How to choose an engagement ring without overspending

Boris Dzhingarov

The hardest part of buying an engagement ring is ignoring most of the advice you have already absorbed. A lot of it was sold to you on purpose. Start by working out what the person actually wears, then set a budget from there, not the other way around.

The salary rule is an advertising slogan

You have probably heard that a ring should cost two or three months’ salary. That number is not a tradition. It came from De Beers and the ad agency N.W. Ayer in the middle of the twentieth century, part of the same campaign that gave us “a diamond is forever.” Before it ran, diamond engagement rings were uncommon. In 1940 about one in ten American brides received one, and by 1990 it was roughly four in five, as this account of the campaign records. The two-month figure was chosen because it sounded serious without sounding impossible. Treat it as marketing, because that is what it is, and spend what makes sense for you.

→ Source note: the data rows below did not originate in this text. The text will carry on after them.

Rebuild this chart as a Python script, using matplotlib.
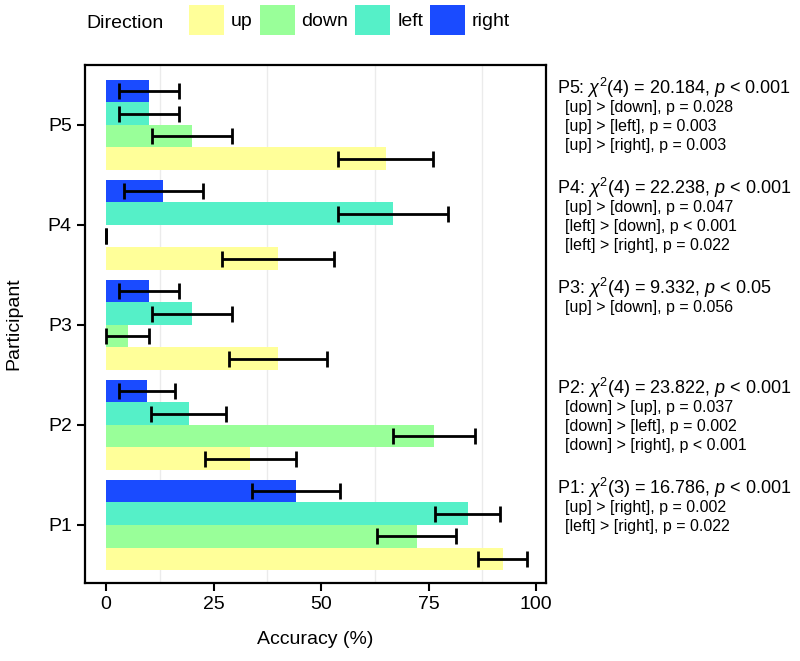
import numpy as np
import matplotlib
matplotlib.use('Agg')
import matplotlib.pyplot as plt
from matplotlib.patches import Patch
from matplotlib.ticker import MultipleLocator

plt.rcParams['font.family'] = ['Liberation Sans', 'DejaVu Sans']
plt.rcParams['mathtext.fontset'] = 'custom'
plt.rcParams['mathtext.rm'] = 'Liberation Sans'
plt.rcParams['mathtext.it'] = 'Liberation Sans:italic'

participants = ['P1', 'P2', 'P3', 'P4', 'P5']
directions = ['up', 'down', 'left', 'right']
colors = ['#ffff99', '#99ff99', '#55f0c8', '#1a4bff']

# accuracy (%) per participant, one list per direction
acc_up = [92.2, 33.5, 40.0, 40.0, 65.0]
acc_down = [72.2, 76.3, 5.0, 0.0, 20.0]
acc_left = [84.1, 19.2, 20.0, 66.7, 10.0]
acc_right = [44.1, 9.6, 10.0, 13.3, 10.0]

err_up = [5.6, 10.6, 11.3, 13.0, 11.0]
err_down = [9.2, 9.6, 5.0, 0.0, 9.3]
err_left = [7.5, 8.8, 9.3, 12.7, 7.0]
err_right = [10.2, 6.5, 7.0, 9.2, 7.0]

values = [acc_up, acc_down, acc_left, acc_right]
errors = [err_up, err_down, err_left, err_right]

headings = [
    r'P1: $\chi^2$(3) = 16.786, $p$ < 0.001',
    r'P2: $\chi^2$(4) = 23.822, $p$ < 0.001',
    r'P3: $\chi^2$(4) = 9.332, $p$ < 0.05',
    r'P4: $\chi^2$(4) = 22.238, $p$ < 0.001',
    r'P5: $\chi^2$(4) = 20.184, $p$ < 0.001',
]
posthoc = [
    ['[up] > [right], p = 0.002', '[left] > [right], p = 0.022'],
    ['[down] > [up], p = 0.037', '[down] > [left], p = 0.002', '[down] > [right], p < 0.001'],
    ['[up] > [down], p = 0.056'],
    ['[up] > [down], p = 0.047', '[left] > [down], p < 0.001', '[left] > [right], p = 0.022'],
    ['[up] > [down], p = 0.028', '[up] > [left], p = 0.003', '[up] > [right], p = 0.003'],
]

fig = plt.figure(figsize=(8, 6.61), dpi=100)
ax = fig.add_axes([0.10625, 0.118, 0.57625, 0.7837])

y = np.arange(len(participants))
h = 0.225
for i, d in enumerate(directions):
    pos = y - 0.3375 + i * h
    ax.barh(pos, values[i], height=h, color=colors[i], zorder=2)
    ax.errorbar(values[i], pos, xerr=errors[i], fmt='none', ecolor='black',
                elinewidth=2, capsize=5.5, capthick=2, zorder=3)

ax.set_xlim(-4.9, 102.3)
ax.set_ylim(-0.58, 4.6)
ax.set_xticks([0, 25, 50, 75, 100])
ax.xaxis.set_minor_locator(MultipleLocator(12.5))
ax.set_yticks(y)
ax.set_yticklabels(participants)
ax.grid(which='minor', axis='x', color='#ebebeb', linewidth=1, zorder=0)
ax.tick_params(which='minor', length=0)
ax.tick_params(which='major', labelsize=14, width=1.5, length=6, color='black')
for s in ax.spines.values():
    s.set_linewidth(1.6)
ax.set_xlabel('Accuracy (%)', fontsize=14, labelpad=13)
ax.set_ylabel('Participant', fontsize=14, labelpad=18)

# annotation text to the right of the panel
trans = ax.get_yaxis_transform()
for i in range(len(participants)):
    ax.text(1.024, y[i] + 0.37, headings[i], transform=trans, fontsize=13,
            va='center', ha='left', clip_on=False)
    for j, line in enumerate(posthoc[i]):
        ax.text(1.041, y[i] + 0.17 - j * 0.19, line, transform=trans,
                fontsize=11.5, va='center', ha='left', clip_on=False)

# legend across the top
fig.text(86 / 800, 1 - 23 / 661, 'Direction', fontsize=14, va='center', ha='left')
handles = [Patch(facecolor=c, edgecolor='none') for c in colors]
fig.legend(handles, directions, loc='center left', bbox_to_anchor=(189 / 800, 1 - 20 / 661),
           ncol=4, frameon=False, fontsize=14, handlelength=1.8, handleheight=2.0,
           handletextpad=0.36, columnspacing=0.35, borderpad=0, borderaxespad=0)

fig.savefig('out.png', dpi=100)
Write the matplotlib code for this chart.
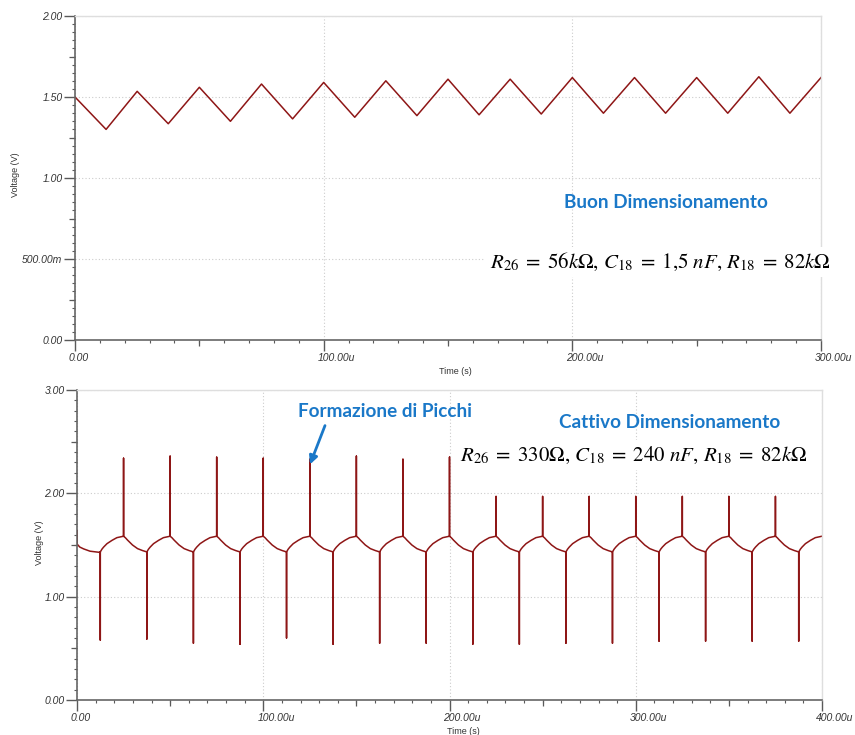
import numpy as np
import matplotlib
matplotlib.use("Agg")
import matplotlib.pyplot as plt
from matplotlib.ticker import MultipleLocator, FixedLocator, NullFormatter
from matplotlib.markers import TICKDOWN, TICKLEFT

plt.rcParams['mathtext.fontset'] = 'stix'

# ---------------- data ----------------
# Top trace: triangular ripple (time in microseconds, voltage in volts)
good_t = [0, 12.5, 25, 37.5, 50, 62.5, 75, 87.5, 100, 112.5, 125, 137.5, 150,
          162.5, 175, 187.5, 200, 212.5, 225, 237.5, 250, 262.5, 275, 287.5, 300]
good_v = [1.50, 1.30, 1.535, 1.335, 1.56, 1.35, 1.58, 1.365, 1.59, 1.375, 1.60,
          1.385, 1.61, 1.39, 1.61, 1.395, 1.62, 1.40, 1.62, 1.40, 1.62, 1.40,
          1.625, 1.40, 1.62]

# Bottom trace: start-up segment
bad_start_t = [0, 0, 0, 1.5, 3.6, 7.0, 12.5]
bad_start_v = [1.51, 1.64, 1.51, 1.48, 1.462, 1.44, 1.428]
# rising arc after each downward spike (offset from spike time)
bad_rise_dt = [0, 0.9, 1.8, 3.6, 6.3, 8.9, 12.5]
bad_rise_v = [1.433, 1.46, 1.48, 1.513, 1.545, 1.571, 1.585]
# decaying arc after each upward spike
bad_decay_dt = [0, 1.0, 2.1, 4.8, 7.5, 10.2, 12.5]
bad_decay_v = [1.585, 1.57, 1.548, 1.50, 1.465, 1.446, 1.433]
# spike instants and extreme values
down_spike_t = [12.5, 37.5, 62.5, 87.5, 112.5, 137.5, 162.5, 187.5,
                212.5, 237.5, 262.5, 287.5, 312.5, 337.5, 362.5, 387.5]
down_spike_v = [0.58, 0.59, 0.55, 0.54, 0.60, 0.54, 0.55, 0.55,
                0.54, 0.54, 0.55, 0.55, 0.57, 0.57, 0.57, 0.57]
up_spike_t = [25, 50, 75, 100, 125, 150, 175, 200, 225, 250, 275, 300, 325, 350, 375]
up_spike_v = [2.34, 2.36, 2.35, 2.34, 2.33, 2.36, 2.33, 2.35,
              1.97, 1.97, 1.97, 1.97, 1.97, 1.97, 1.97]

top_yticks = [0, 0.5, 1.0, 1.5, 2.0]
top_ylabels = ["0.00", "500.00m", "1.00", "1.50", "2.00"]
top_xticks = [0, 100, 200, 300]
top_xlabels = ["0.00", "100.00u", "200.00u", "300.00u"]
bot_yticks = [0, 1, 2, 3]
bot_ylabels = ["0.00", "1.00", "2.00", "3.00"]
bot_xticks = [0, 100, 200, 300, 400]
bot_xlabels = ["0.00", "100.00u", "200.00u", "300.00u", "400.00u"]

# ---------------- assemble bottom trace ----------------
bt = list(bad_start_t)
bv = list(bad_start_v)
for i, (ts, vs) in enumerate(zip(down_spike_t, down_spike_v)):
    base = bad_rise_v[0]
    bt += [ts, ts, ts]
    bv += [base, vs, base]
    bt += [ts + d for d in bad_rise_dt]
    bv += list(bad_rise_v)
    if i < len(up_spike_t):
        tp, vp = up_spike_t[i], up_spike_v[i]
        top = bad_decay_v[0]
        bt += [tp, tp, tp]
        bv += [top, vp, top]
        bt += [tp + d for d in bad_decay_dt]
        bv += list(bad_decay_v)

# ---------------- styling ----------------
W, H = 855, 735
LINE = '#8e1616'
BLUE = '#1a78c8'
TXT = '#333333'
TICKC = '#5a5a5a'
tick_font = dict(family='Liberation Sans', style='italic', size=7.5, color=TXT)

fig = plt.figure(figsize=(W / 100, H / 100), dpi=100)


def px_axes(l, t, r, b):
    return fig.add_axes([l / W, 1 - b / H, (r - l) / W, (b - t) / H])


def style_axes(ax, xlim, ylim, xticks, xlabels, yticks, ylabels,
               xminor, yminor, xmid, ymid):
    ax.set_xlim(*xlim)
    ax.set_ylim(*ylim)
    for s in ('top', 'right'):
        ax.spines[s].set_color('#dedede')
        ax.spines[s].set_linewidth(1.0)
    for s in ('left', 'bottom'):
        ax.spines[s].set_color('#666666')
        ax.spines[s].set_linewidth(1.2)
    ax.xaxis.set_major_locator(FixedLocator(xticks))
    ax.yaxis.set_major_locator(FixedLocator(yticks))
    ax.xaxis.set_minor_locator(MultipleLocator(xminor))
    ax.yaxis.set_minor_locator(MultipleLocator(yminor))
    ax.set_yticklabels(ylabels, fontdict=tick_font)
    ax.xaxis.set_major_formatter(NullFormatter())
    ax.tick_params(which='major', direction='out', length=8, width=1.0,
                   color=TICKC, pad=1)
    ax.tick_params(which='minor', direction='out', length=2.5, width=0.8,
                   color=TICKC)
    ax.tick_params(axis='x', which='major', labelbottom=False)
    ax.grid(True, which='major', color='#cccccc', linestyle=(0, (1, 2)),
            linewidth=0.8)
    ax.set_axisbelow(True)
    # intermediate (half-decade) ticks
    ax.plot(xmid, [0] * len(xmid), ls='none', marker=TICKDOWN, ms=4.5,
            mew=0.9, color=TICKC, transform=ax.get_xaxis_transform(),
            clip_on=False)
    ax.plot([0] * len(ymid), ymid, ls='none', marker=TICKLEFT, ms=4.5,
            mew=0.9, color=TICKC, transform=ax.get_yaxis_transform(),
            clip_on=False)
    for x, lab in zip(xticks, xlabels):
        ax.annotate(lab, xy=(x, 0), xycoords=('data', 'axes fraction'),
                    xytext=(-6, -13), textcoords='offset pixels',
                    ha='left', va='top', annotation_clip=False, **tick_font)


# top chart
ax1 = px_axes(75, 16, 821, 340)
ax1.plot(good_t, good_v, color=LINE, lw=1.1)
style_axes(ax1, (0, 300), (0, 2), top_xticks, top_xlabels,
           top_yticks, top_ylabels, 10, 0.05,
           [50, 150, 250], [0.25, 0.75, 1.25, 1.75])

# bottom chart
ax2 = px_axes(77, 390, 822, 700)
ax2.plot(bt, bv, color=LINE, lw=1.1)
style_axes(ax2, (0, 400), (0, 3), bot_xticks, bot_xlabels,
           bot_yticks, bot_ylabels, 10, 0.1,
           [50, 150, 250, 350], [0.5, 1.5, 2.5])

lab_font = dict(family='Liberation Sans', size=6.5, color=TXT)
fig.text(15 / W, 1 - 175 / H, "Voltage (V)", rotation=90, ha='center',
         va='center', **lab_font)
fig.text(39 / W, 1 - 543 / H, "Voltage (V)", rotation=90, ha='center',
         va='center', **lab_font)
fig.text(455 / W, 1 - 372 / H, "Time (s)", ha='center', va='center', **lab_font)
fig.text(463 / W, 1 - 731 / H, "Time (s)", ha='center', va='center', **lab_font)

# annotations
title_font = dict(family='Lato', weight='bold', size=13.6, color=BLUE)
fig.text(666 / W, 1 - 202 / H, "Buon Dimensionamento", ha='center',
         va='center', **title_font)
fig.text(670 / W, 1 - 422 / H, "Cattivo Dimensionamento", ha='center',
         va='center', **title_font)
fig.text(385 / W, 1 - 411 / H, "Formazione di Picchi", ha='center',
         va='center', **title_font)

box = dict(facecolor='white', edgecolor='none', pad=3)
fig.text(660 / W, 1 - 262 / H,
         r'$R_{26}\;=\;56k\Omega,\,C_{18}\;=\;1{,}5\ nF,\,R_{18}\;=\;82k\Omega$',
         ha='center', va='center', size=15, color='black', bbox=box)
fig.text(634 / W, 1 - 455 / H,
         r'$R_{26}\;=\;330\Omega,\,C_{18}\;=\;240\ nF,\,R_{18}\;=\;82k\Omega$',
         ha='center', va='center', size=15, color='black', bbox=box)

fig.patches.append(matplotlib.patches.FancyArrowPatch(
    (326 / W, 1 - 423 / H), (309 / W, 1 - 467 / H),
    transform=fig.transFigure, arrowstyle='-|>', mutation_scale=12,
    color=BLUE, lw=2.0))

fig.savefig("out.png", dpi=100)
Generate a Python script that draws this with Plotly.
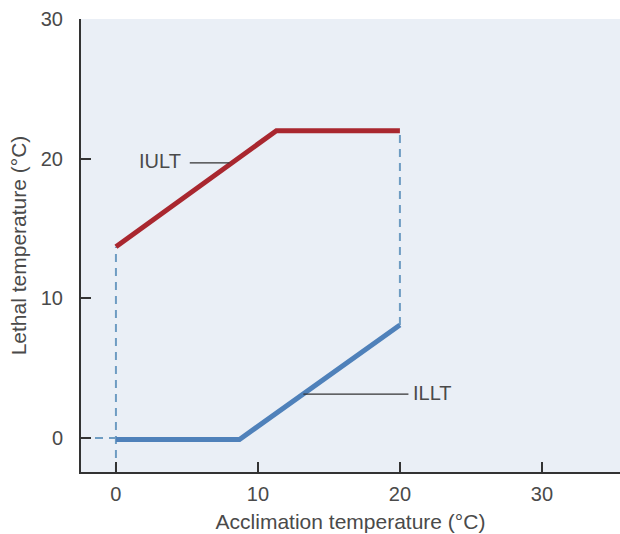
import plotly.graph_objects as go

# Data
iult_x = [0, 11.3, 20]
iult_y = [13.7, 22, 22]
illt_x = [0, 8.7, 20]
illt_y = [-0.1, -0.1, 8.1]
x_ticks = [0, 10, 20, 30]
y_ticks = [0, 10, 20, 30]

RED = "#a9272f"
BLUE = "#4f81ba"
DASH = "#6e9cc2"
TXT = "#4a4a4a"
FONT = "Liberation Sans, Arial, sans-serif"

fig = go.Figure()

# dashed guide lines
fig.add_trace(go.Scatter(x=[0, 0], y=[-2.43, iult_y[0]], mode="lines",
                         line=dict(color=DASH, width=2, dash="8px,6px"), hoverinfo="skip"))
fig.add_trace(go.Scatter(x=[20, 20], y=[illt_y[-1], iult_y[-1]], mode="lines",
                         line=dict(color=DASH, width=2, dash="8px,6px"), hoverinfo="skip"))
fig.add_trace(go.Scatter(x=[-2.46, 0], y=[0, 0], mode="lines",
                         line=dict(color=DASH, width=2, dash="8px,6px"), hoverinfo="skip"))

# main lines
fig.add_trace(go.Scatter(x=iult_x, y=iult_y, mode="lines",
                         line=dict(color=RED, width=5), name="IULT"))
fig.add_trace(go.Scatter(x=illt_x, y=illt_y, mode="lines",
                         line=dict(color=BLUE, width=5), name="ILLT"))

# leader lines
fig.add_trace(go.Scatter(x=[5.2, 8.0], y=[19.7, 19.7], mode="lines",
                         line=dict(color="#333333", width=1.3), hoverinfo="skip"))
fig.add_trace(go.Scatter(x=[13.2, 20.6], y=[3.14, 3.14], mode="lines",
                         line=dict(color="#333333", width=1.3), hoverinfo="skip"))

fig.add_annotation(x=4.7, y=19.8, text="IULT", showarrow=False, xanchor="right",
                   font=dict(family=FONT, size=20, color=TXT))
fig.add_annotation(x=20.8, y=3.2, text="ILLT", showarrow=False, xanchor="left",
                   font=dict(family=FONT, size=20, color=TXT))

fig.update_layout(
    width=620, height=534,
    margin=dict(l=81, r=0, t=19, b=62),
    paper_bgcolor="white",
    plot_bgcolor="#eaeff6",
    showlegend=False,
    font=dict(family=FONT, size=20, color=TXT),
)
fig.update_xaxes(range=[-2.46, 35.5], tickvals=x_ticks, showgrid=False, zeroline=False,
                 showline=True, linecolor="#333333", linewidth=2,
                 ticks="inside", ticklen=10, tickwidth=1.5, tickcolor="#333333",
                 ticklabelstandoff=3,
                 tickfont=dict(family=FONT, size=20, color=TXT),
                 title=dict(text="Acclimation temperature (°C)", standoff=10,
                            font=dict(family=FONT, size=21, color=TXT)))
fig.update_yaxes(range=[-2.43, 30], tickvals=y_ticks, showgrid=False, zeroline=False,
                 showline=True, linecolor="#333333", linewidth=2,
                 ticks="inside", ticklen=10, tickwidth=1.5, tickcolor="#333333",
                 ticklabelstandoff=12,
                 tickfont=dict(family=FONT, size=20, color=TXT),
                 title=dict(text="Lethal temperature (°C)", standoff=8,
                            font=dict(family=FONT, size=21, color=TXT)))

fig.write_html("out.html")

Learn the four Cs, then relax about three of them

Diamonds are graded on cut, color, clarity, and carat weight, a system the Gemological Institute of America created in the 1940s and the trade still runs on. You can read the full standard on the GIA’s own 4Cs site. The useful shortcut is that cut does the most for how a stone actually looks. A well cut diamond throws light around and reads bright even at a modest size. Get the cut right and you can ease off the other three.

Color in the near-colorless range, G to J on the scale, looks white to the eye once the stone is set, especially in yellow or rose gold. Clarity around VS or SI usually has no flaws you can see without a loupe. Carat is where the price climbs fastest, so it is the first place to compromise when the budget is tight. A sharp half carat beats a dull full carat every time.

Match the ring to the hand and the life

A ring lives on a hand that washes dishes, types all day, and goes to the gym. A very high setting catches on everything and works the stone loose over time. Someone active is usually happier with a lower setting or a bezel, which wraps metal around the stone and protects it. Platinum is harder wearing than gold and holds prongs well, though it costs more. Think about what the person already owns. If everything they wear is yellow gold, a white gold ring will look borrowed.

If you do not know their ring size, measure one of their existing rings instead of guessing, and size up a little for the knuckle. Resizing later is routine, so it is not worth losing sleep over.

Lab grown or natural

A lab grown diamond is the same material as a mined one, with the same hardness and the same sparkle, grown in a few weeks rather than a few billion years. It costs a good deal less for the same size and grade, which is why many couples now put the saving toward a bigger stone or simply keep it. Brands such as Brilliant Earth, a San Francisco company that sells both lab grown and natural stones and works in recycled metals, let you filter by either and compare prices side by side. Natural diamonds hold more resale and heritage value if that matters to you. Neither choice is wrong, and nobody can tell which you picked by looking.

Get the paperwork and the returns right

Whatever you buy, ask for an independent grading report from a lab such as GIA or IGI, not just the seller’s own word. Check the return window and the resizing policy before you pay, since you are buying this for someone who is not in the room. A good jeweler expects these questions. If one gets cagey about certification or returns, buy elsewhere.

The ring matters less than most marketing wants you to believe. Pick something the person will actually wear, pay a price you are comfortable with, and let the proposal carry the weight on its own.